No, I haven't sliced another to see if it has the same problem. I only have one more, and I'm not willing to cut it apart. I suppose I should just probe and see how deep the hole goes.

 

What I'm seeing right now is behind the top fitting is a plunger that is pushed against the opening to close the port. The plunger is held against the opening with a spring that is adjusted by the position of the lever arm. This spring and the small diameter plunger regulates the pressure of the rear lines and responds to accordingly to more right foot forces, but always less than the front pressure with light loads. This would mean the full time pressure would be available at the top fitting, not the side one.

I'm confused on the second line. I'm thinking when there is a front brake failure full pressure is available to the side inlet of the proportioning valve and forces the plunger up and closes the inlet, thus allowing full pressure to the drums. The problem is how is this line bled. This line could only be bled by causing a pressure imbalance, front to rear (as stated in FSM?) and cracking the fitting at the prop valve.

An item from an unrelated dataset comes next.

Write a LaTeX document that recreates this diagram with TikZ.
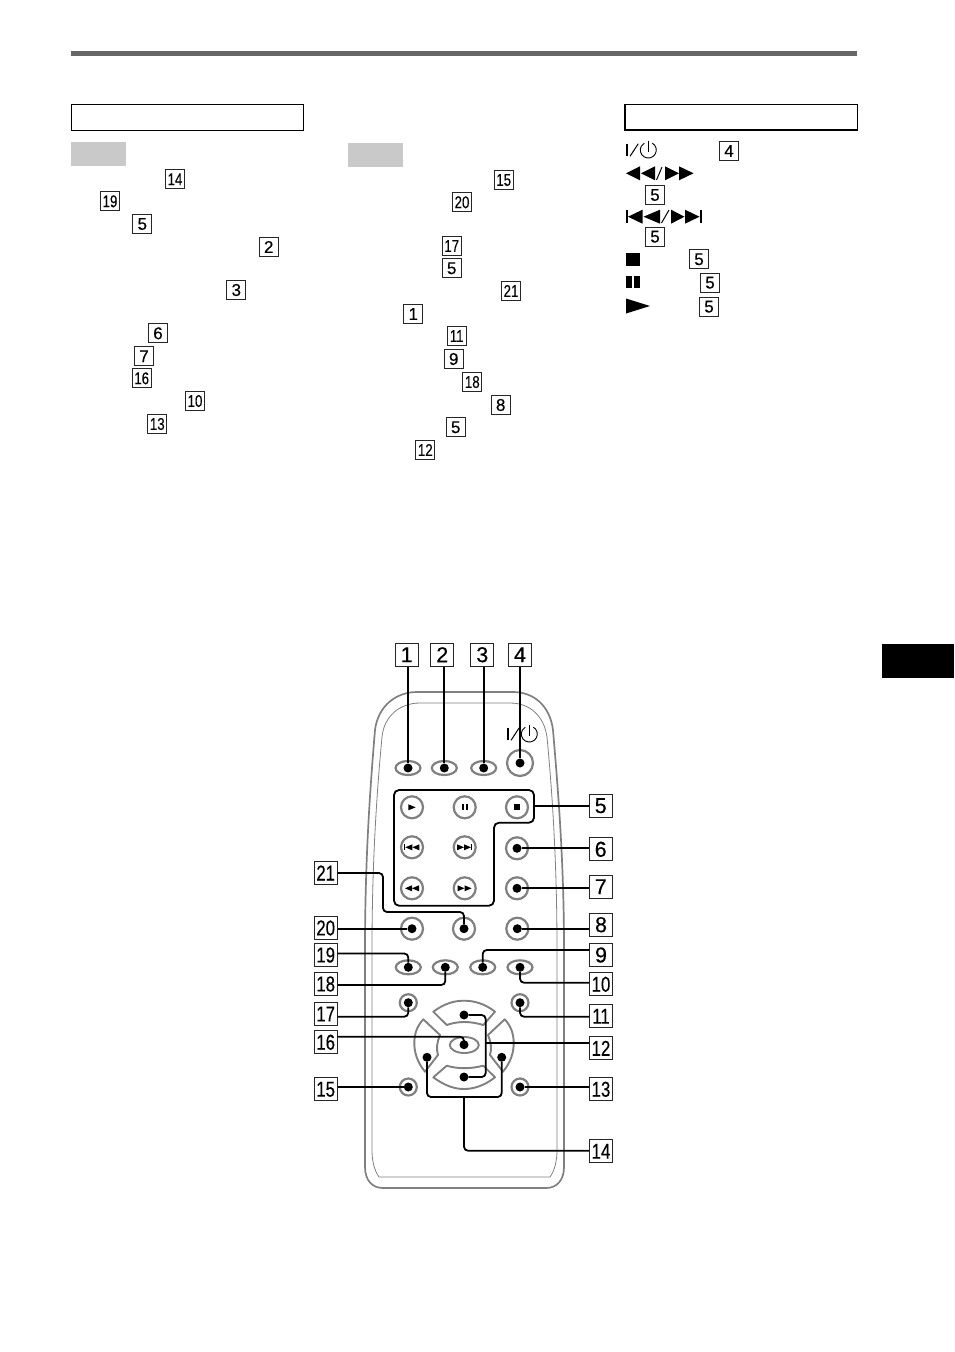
\documentclass[tikz,border=0pt]{standalone}
\usepackage{fontspec}
\newfontfamily\numfont[BoldFont=Liberation Sans,BoldFeatures={FakeBold=0.35}]{Liberation Sans}
\usetikzlibrary{calc,shapes.geometric}
\newcommand{\nn}[1]{\scalebox{.78}[1]{#1}}
\newcommand{\tri}[4]{\fill (#1,#3-#4) -- (#2,#3) -- (#1,#3+#4) -- cycle;}
\tikzset{
  numbox/.style={draw=black!85,line width=0.9pt,fill=white,inner sep=0pt,minimum width=19pt,minimum height=19pt,font=\numfont\bfseries\fontsize{17}{17}\selectfont},
  bignum/.style={draw=black!85,line width=0.9pt,fill=white,inner sep=0pt,minimum width=23pt,minimum height=23pt,font=\numfont\bfseries\fontsize{21.5}{21.5}\selectfont},
  roundbtn/.style={circle,draw=black!50,line width=2.2pt,fill=white,inner sep=0pt,minimum size=22pt},
  smallbtn/.style={circle,draw=black!50,line width=2.2pt,fill=white,inner sep=0pt,minimum size=17pt},
  ovalbtn/.style={ellipse,draw=black!50,line width=2.2pt,fill=white,inner sep=0pt,minimum width=25pt,minimum height=14pt},
  powerbtn/.style={circle,draw=black!50,line width=2.2pt,fill=white,inner sep=0pt,minimum size=26pt},
  dot/.style={circle,fill=black,inner sep=0pt,minimum size=9pt},
  leader/.style={line width=1.8pt,rounded corners=4pt},
  padkey/.style={draw=black!50,line width=1.9pt,fill=white,line join=round},
  powersym/.pic={
    \draw[line width=2.4pt] (2.2,-6.3) -- (2.2,6.3);
    \draw[line width=1pt] (5,6.3) -- (13.3,-6.3);
    \draw[line width=0.9pt] (27.3,-6.9) arc[start angle=-60,end angle=240,radius=8];
    \draw[line width=0.9pt] (23.3,-9.5) -- (23.3,2);
  }
}

\begin{document}
\begin{tikzpicture}[x=1pt,y=-1pt]
\useasboundingbox (0,0) rectangle (954,1352);

\fill[black!60] (71,51) rectangle (857,56);
\draw[line width=1pt] (71.5,104.5) rectangle (303,130);
\draw[line width=1.4pt] (625,104.5) rectangle (857.5,130);
\fill[black!21] (71,142) rectangle (126,166);
\fill[black!21] (348,143) rectangle (403,167);
\fill[black] (882,644) rectangle (954,678);

\foreach \lab/\x/\y [count=\i] in {\nn{14}/175/179.3,\nn{19}/110/201.3,5/142.3/224,2/268.7/247,3/236.3/290,6/158/333.3,7/144/356.3,\nn{16}/141.7/378.3,\nn{10}/195/401,\nn{13}/157.3/424,\nn{15}/503.7/180,\nn{20}/462/202.3,\nn{17}/451.7/246,5/451.7/268.3,\nn{21}/511/291,1/413.3/314,\nn{11}/456.7/336,9/453.7/359,\nn{18}/472.3/382,8/500.7/405,5/455.7/427.3,\nn{12}/425.3/450,4/729/151,5/655/195,5/655/236.7,5/699/259.3,5/710/282.7,5/709/306.7}
  \node[numbox] (t\i) at (\x,\y) {\lab};

\pic at (625,150) {powersym};
\tri{640}{626}{173.3}{7}
\tri{655}{641}{173.3}{7}
\draw[line width=1pt] (656.5,180) -- (662,167);
\tri{665}{679}{173.3}{7}
\tri{679}{693.5}{173.3}{7}
\fill (626,210) rectangle (628,223);
\tri{642.5}{628}{216.7}{7}
\tri{660}{643.5}{216.7}{7}
\draw[line width=1pt] (661.5,223) -- (669,210);
\tri{671}{684.5}{216.7}{7}
\tri{685}{699.5}{216.7}{7}
\fill (699.5,210) rectangle (701.5,223);
\fill (626,253.3) rectangle (640,265.7);
\fill (626,276) rectangle (631.7,288.3);
\fill (634.3,276) rectangle (640,288.3);
\tri{626}{650}{306}{7.5}

\draw[black!50,line width=1.7pt] (383,1188) .. controls (372,1188) and (365,1180) .. (365,1167) -- (365,950) .. controls (365,860) and (370,790) .. (375,730) .. controls (378,706) and (396,692) .. (417,692) -- (513,692) .. controls (534,692) and (550,706) .. (553,730) .. controls (558,790) and (564,860) .. (564,950) -- (564,1167) .. controls (564,1180) and (557,1188) .. (546,1188) -- cycle;
\draw[black!50,line width=0.8pt] (379,1177) .. controls (374,1170) and (372,1160) .. (372,1150) -- (372,950) .. controls (372,860) and (377,790) .. (382,737) .. controls (384,716) and (400,703) .. (420,703) -- (510,703) .. controls (530,703) and (544,716) .. (547,737) .. controls (552,790) and (557,860) .. (557,950) -- (557,1150) .. controls (557,1160) and (555,1170) .. (550,1177) -- cycle;

\pic at (506,734) {powersym};

\foreach \nm/\x/\y in {a/408/768,b/444.3/768,c/483.7/768,s/408.3/967.3,r/445.3/967.3,i/482.7/967.3,j/520/967.3}
  \node[ovalbtn] (b\nm) at (\x,\y) {};
\foreach \nm/\x/\y in {play/412/807.3,pause/464.7/807.3,stop/517/807.3,prev/412/847.3,next/464.7/847.3,f/517/848.3,rew/412/888.3,ff/464.7/888.3,g/517/888.3,t/412/928.7,u/464/928.7,h/517.3/928.7}
  \node[roundbtn] (b\nm) at (\x,\y) {};
\foreach \nm/\x/\y in {q/408.3/1002.7,k/520/1002.7,o/408.3/1087,m/520/1087}
  \node[smallbtn] (b\nm) at (\x,\y) {};
\node[powerbtn] (bd) at (520,763) {};

\path[padkey] (433.3,1011.7) .. controls (445,1003) and (455,1000.7) .. (464,1000.7) .. controls (473,1000.7) and (484,1003) .. (495,1011.7) -- (483.3,1025) .. controls (470,1021) and (458,1021) .. (446.7,1025) -- cycle;
\path[padkey] (433.3,1077.3) .. controls (445,1086) and (455,1089) .. (464,1089) .. controls (473,1089) and (484,1086) .. (495,1077.3) -- (483.3,1065.7) .. controls (470,1069) and (458,1069) .. (446.7,1065.7) -- cycle;
\path[padkey] (423.3,1019.3) -- (440,1035) .. controls (437,1042) and (436,1049) .. (438,1055) -- (425,1071.7) .. controls (417,1062) and (414.3,1052) .. (414.3,1043) .. controls (414.3,1034) and (417,1026) .. (423.3,1019.3) -- cycle;
\path[padkey] (504.7,1019.3) -- (488,1035) .. controls (491,1042) and (492,1049) .. (490,1055) -- (503,1071.7) .. controls (511,1062) and (513.7,1052) .. (513.7,1043) .. controls (513.7,1034) and (511,1026) .. (504.7,1019.3) -- cycle;
\node[ellipse,draw=black!50,line width=1.9pt,fill=white,inner sep=0pt,minimum width=29pt,minimum height=16pt] (bcen) at (464.3,1045) {};

\tri{408.3}{415.7}{807.3}{3}
\fill (462,804.3) rectangle (464,810.3);
\fill (465.5,804.3) rectangle (467.5,810.3);
\fill (514,804.3) rectangle (520,810.3);
\fill (404.3,844.3) rectangle (405.3,850.3);
\tri{412.3}{405.3}{847.3}{3}
\tri{419.3}{412.3}{847.3}{3}
\tri{457}{464}{847.3}{3}
\tri{464}{471}{847.3}{3}
\fill (471,844.3) rectangle (472.3,850.3);
\tri{412}{405}{888.3}{3}
\tri{419}{412}{888.3}{3}
\tri{457.5}{464.5}{888.3}{3}
\tri{464.5}{471.5}{888.3}{3}

\foreach \lab/\x/\y [count=\i] in {1/406.7/654.7,2/442.3/654.7,3/482.3/654.7,4/520/654.7,5/600.7/805.7,6/600.7/849.3,7/600.7/886.7,8/601/924.7,9/601/955,\nn{10}/601/984.3,\nn{11}/601/1016.3,\nn{12}/601/1048.3,\nn{13}/601/1089.3,\nn{14}/601/1151.3,\nn{15}/325.7/1089.3,\nn{16}/325.7/1042.3,\nn{17}/325.7/1014,\nn{18}/325.7/984,\nn{19}/325.7/955,\nn{20}/325.7/928,\nn{21}/325.7/873}
  \node[bignum] (n\i) at (\x,\y) {\lab};

\foreach \nm/\x/\y in {1/408/768,2/444.3/768,3/483.7/768,4/520/763,6/517/848.3,7/517/888.3,8/517.3/928.7,9/482.7/967.3,10/520/967.3,11/520/1002.7,13/520/1087,15/408.3/1087,16/464/1044.7,17/408.3/1002.7,18/445.3/967.3,19/408.3/967.3,20/412/928.7,21/464/928.7,up/464/1015,dn/464/1077,lf/427/1057.3,rt/501.7/1057.3}
  \node[dot] (d\nm) at (\x,\y) {};

\foreach \i in {1,2,3,4}
  \draw[leader] (n\i.south -| d\i) -- (d\i);
\foreach \i in {6,7,8,13}
  \draw[leader] (d\i) -- (d\i -| n\i.west);
\foreach \i in {15,20}
  \draw[leader] (d\i) -- (d\i -| n\i.east);

\coordinate (wire5) at (534,805.7);
\draw[leader] (wire5) -- (n5.west);
\draw[line width=1.8pt,rounded corners=5pt] (394,790) -- (534,790) -- (534,822.7) -- (494,822.7) -- (494,905.7) -- (394,905.7) -- cycle;

\coordinate (j21a) at (383,873);
\coordinate (j21b) at (383,912);
\draw[leader] (n21.east |- j21a) -- (j21a) -- (j21b) -- (d21 |- j21b) -- (d21);
\draw[leader] (d19) -- (d19 |- 0,953.5) -- (n19.east |- 0,953.5);
\draw[leader] (d18) -- (d18 |- 0,985) -- (n18.east |- 0,985);
\draw[leader] (d17) -- (d17 |- 0,1016.7) -- (n17.east |- 0,1016.7);
\draw[leader] (d16) -- (d16 |- 0,1036.7) -- (n16.east |- 0,1036.7);
\draw[leader] (d9) -- (d9 |- 0,950) -- (n9.west |- 0,950);
\draw[leader] (d10) -- (d10 |- 0,982.7) -- (n10.west |- 0,982.7);
\draw[leader] (d11) -- (d11 |- 0,1016.7) -- (n11.west |- 0,1016.7);

\coordinate (j12) at (485.7,1043.3);
\draw[leader] (dup) -- (j12 |- dup) -- (j12 |- ddn) -- (ddn);
\draw[leader] (j12) -- (j12 -| n12.west);

\coordinate (j14) at (464,1097);
\draw[leader] (dlf) -- (dlf |- j14) -- (drt |- j14) -- (drt);
\draw[leader] (j14) -- (j14 |- 0,1150.7) -- (n14.west |- 0,1150.7);
\end{tikzpicture}
\end{document}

I recently posted the text from the FSM on bleeding the MJ brakes. The second line is a by-pass line that is active only if the front brake circuit loses pressure. In that case, the slider in the top of the front combo valve moves and allows fluid to flow through the by-pass circuit (which, of course, was blocked in the MJ front combo valve I sliced in half). Bleeding requires opening a bleed screw on a front caliper to simulate a front brake failure, allowing the by-pass circuit to be bled. Then you close the bleeder and bleed all four wheels normally.